## [What is asked]
Return the material exactly, first line through the line containing "label_2 = '(výška patternu)'", and nothing more. Pictures stay out.

## [Source excerpt]
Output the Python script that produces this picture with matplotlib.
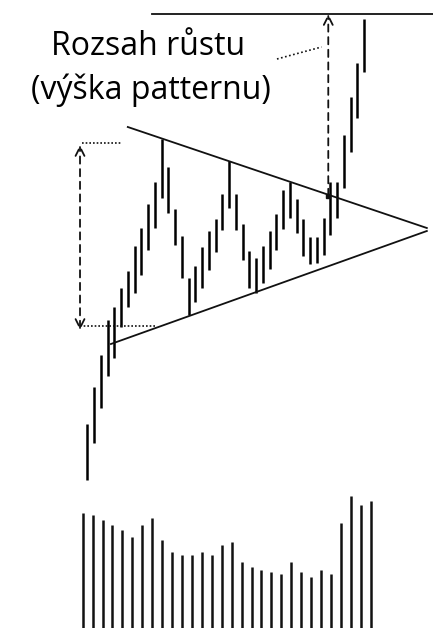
import numpy as np
import matplotlib.pyplot as plt

# price bars (arbitrary price units), one per session
highs = [ 56, 93, 125, 160, 173, 192, 209, 234, 252, 276, 298, 341, 313, 271, 244, 202, 214, 233,
          249, 261, 286, 319, 286, 256, 229, 222, 234, 249, 266, 290, 298, 281, 261, 243, 243, 262,
          298, 298, 345, 383, 417, 461 ]
lows = [ 0, 37, 72, 104, 122, 153, 173, 187, 205, 230, 252, 282, 267, 235, 202, 165, 178, 192,
         210, 228, 250, 272, 250, 220, 192, 187, 197, 211, 230, 251, 262, 247, 224, 216, 217, 225,
         245, 262, 292, 328, 362, 408 ]

# volume under the pattern
volume = [ 115, 113, 108, 103, 98, 91, 103, 110, 88, 76, 73, 73, 76, 73, 83, 86, 66, 61, 58, 56,
           54, 66, 56, 51, 58, 54, 105, 132, 123, 127 ]

# pattern lines ( bar index, price )
upper_trend = ( [ 6.0, 50.3 ], [ 353, 252 ] )
lower_trend = ( [ 3.5, 50.3 ], [ 136, 249 ] )
target_line = ( [ 9.6, 52.0 ], [ 466, 466 ] )
height_arrow = ( -1.08, 150, 335 )
height_top = ( [ -0.85, 5.1 ], [ 337, 337 ] )
height_bottom = ( [ -1.08, 10.3 ], [ 154, 154 ] )
move_arrow = ( 35.7, 284, 466 )
label_link = ( [ 28.1, 34.7 ], [ 421, 433 ] )

label_1 = 'Rozsah růstu'
label_2 = '(výška patternu)'

fig = plt.figure( figsize=( 4.33, 6.28 ), dpi=100 )

# price panel
ax = fig.add_axes( [ 0, 0, 1, 1 ] )
ax.set_xlim( -87.3 / 6.75, ( 433 - 87.3 ) / 6.75 )
ax.set_ylim( -148, 480 )
ax.axis( 'off' )

idx = np.arange( len( highs ) )
ax.vlines( idx, lows, highs, colors='#000000', linewidth=1.8 )

ax.plot( *upper_trend, color='#111111', linewidth=1.3 )
ax.plot( *lower_trend, color='#111111', linewidth=1.3 )
ax.plot( *target_line, color='#111111', linewidth=1.3 )

# pattern height
ax.plot( *height_top, color='#111111', linewidth=1.2, linestyle=( 0, ( 1, 1.2 ) ) )
ax.plot( *height_bottom, color='#111111', linewidth=1.2, linestyle=( 0, ( 1, 1.2 ) ) )
x, y0, y1 = height_arrow
ax.annotate( '', xy=( x, y1 ), xytext=( x, y0 ),
             arrowprops=dict( arrowstyle='<->', color='#111111', lw=1.3, linestyle=( 0, ( 4, 3 ) ),
                              shrinkA=0, shrinkB=0, mutation_scale=16 ) )

# projected move
x, y0, y1 = move_arrow
ax.annotate( '', xy=( x, y1 ), xytext=( x, y0 ),
             arrowprops=dict( arrowstyle='->', color='#111111', lw=1.3, linestyle=( 0, ( 4, 3 ) ),
                              shrinkA=0, shrinkB=0, mutation_scale=16 ) )
ax.plot( x, y0, marker='s', markersize=3, color='#111111' )
ax.plot( *label_link, color='#111111', linewidth=1.2, linestyle=( 0, ( 1, 1.5 ) ) )

ax.text( 9.0, 425, label_1, ha='center', va='baseline', fontsize=23, family='Open Sans', color='#000000' )
ax.text( 9.4, 381, label_2, ha='center', va='baseline', fontsize=23, family='Open Sans', color='#000000' )

# volume panel
axv = fig.add_axes( [ 0, 0, 1, 1 ] )
axv.patch.set_alpha( 0 )
axv.set_xlim( -82.7 / 9.93, ( 433 - 82.7 ) / 9.93 )
axv.set_ylim( 0, 628 )
axv.axis( 'off' )
axv.vlines( np.arange( len( volume ) ), 0, volume, colors='#111111', linewidth=1.8 )

fig.savefig( 'out.png', dpi=100 )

## [Solution for this problem]
Output the Python script that produces this picture with matplotlib.
import numpy as np
import matplotlib.pyplot as plt

# price bars (arbitrary price units), one per session
highs = [ 56, 93, 125, 160, 173, 192, 209, 234, 252, 276, 298, 341, 313, 271, 244, 202, 214, 233,
          249, 261, 286, 319, 286, 256, 229, 222, 234, 249, 266, 290, 298, 281, 261, 243, 243, 262,
          298, 298, 345, 383, 417, 461 ]
lows = [ 0, 37, 72, 104, 122, 153, 173, 187, 205, 230, 252, 282, 267, 235, 202, 165, 178, 192,
         210, 228, 250, 272, 250, 220, 192, 187, 197, 211, 230, 251, 262, 247, 224, 216, 217, 225,
         245, 262, 292, 328, 362, 408 ]

# volume under the pattern
volume = [ 115, 113, 108, 103, 98, 91, 103, 110, 88, 76, 73, 73, 76, 73, 83, 86, 66, 61, 58, 56,
           54, 66, 56, 51, 58, 54, 105, 132, 123, 127 ]

# pattern lines ( bar index, price )
upper_trend = ( [ 6.0, 50.3 ], [ 353, 252 ] )
lower_trend = ( [ 3.5, 50.3 ], [ 136, 249 ] )
target_line = ( [ 9.6, 52.0 ], [ 466, 466 ] )
height_arrow = ( -1.08, 150, 335 )
height_top = ( [ -0.85, 5.1 ], [ 337, 337 ] )
height_bottom = ( [ -1.08, 10.3 ], [ 154, 154 ] )
move_arrow = ( 35.7, 284, 466 )
label_link = ( [ 28.1, 34.7 ], [ 421, 433 ] )

label_1 = 'Rozsah růstu'
label_2 = '(výška patternu)'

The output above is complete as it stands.